Despite the best-laid plans of many people approaching retirement age, nearly half of them will retire earlier than anticipated due to health issues, the need to care for a spouse or other family member, or the downsizing of their employer.
While some might receive an early retirement package from their employer, this isn’t a guarantee, and not even an option for those leaving the workforce due to their own health concerns or those of close family members. By asking the right questions and exploring all available investments, benefits, and resources, anyone facing early retirement should be able to successfully rethink their financial plan for the short- and long-term.
If you are facing the possibility of forced early retirement, here’s what you need to think about.
Health care benefits might be one of your top concerns if facing early retirement. If your spouse doesn’t have health insurance through their employer, you do have other options. If you lose your job, you can apply for new insurance through the Affordable Care Act and its website. With a lower income, you may now qualify for a subsidy or Medicaid. These options may be less expensive than the COBRA coverage offered by your employer. If you're waiting until 65 to qualify for Medicare, you may need to look at high-risk health insurance pools for health care. Those who are forced to retire early because of illness may be eligible for disability benefits. Also look for discounted coverage through any organizations you belong to, like the AARP.
If you’re laid off, you should consider collecting unemployment and any of the other benefits available to those without an income: food stamps, job training, and employment counseling. There is no drawback to collecting unemployment, and it may be all that you need to tide you over until other retirement savings, investments, or a pension begins.
If you’re no longer employed and aren’t yet collecting on Social Security, your investments will be your new primary source(s) of income. These can include real estate investments, a whole life insurance policy, annuities, and others. But before you start drawing on these, research the possible taxable events or fees for doing so. If you sell an investment like real estate at a profit, you’ll need to pay capital gains tax on it.
The order in which you draw on your investment accounts also matters. In general, from a tax perspective, it makes the most sense to withdraw funds from taxable accounts first to allow a 401(k) or IRA account you have to continue to grow, tax-deferred.
Those with pensions need to consider, with the advice from a trusted financial advisor, whether it’s best for them to take it as a lump sum or as monthly installments. Bear in mind that if the pension was funded in any part by your after-tax dollars, the pension payments will be partially taxable.
In general, this is important to keep in mind as you manage any withdrawals from any taxable or tax-advantaged accounts to minimize your overall tax liability.
How Long the Money Will Last
The three previous considerations will all feed into this overarching concern. Early retirement—whether voluntary or compulsory—means filling the gap between your income and expense needs today and when you expect your full retirement investments and plans to begin.
Once you’ve calculated your current expenses and any investment income, consider eliminating any shortfall by cutting back on expenses. This may mean asking any adult or college-age kids to carry their own financial weight, including paying rent for continuing to live at home.

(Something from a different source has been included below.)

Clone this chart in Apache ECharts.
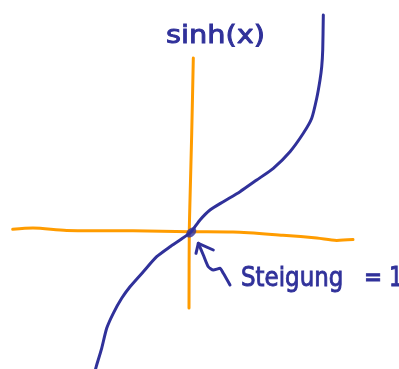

Consider staying in the workforce. You might be able to set yourself up as a consultant in your field. Look for full- or part-time work that may pay considerably less than your last job but could still be crucial in keeping you afloat for the time being.
Keep Up Professional Networks
If there is any possibility you might one day return to work, be sure to keep up with your professional connections and network. You never know when someone might hear of the perfect job opportunity at another company.
Enjoy the Next Stage of Your Life!
Retirement may have come sooner than expected, but you can still enjoy this time by pursuing your interests and hobbies. With a more open schedule, you’ll be free to renew friendships that you may have let slide in recent years. Many retirees find great satisfaction and fulfilment in volunteering their time and talents at local nonprofits.
If you have more questions, seek advice from your financial advisor. These steps are broad guidelines and should be used as a resource to start asking the right questions, not as investment suggestions.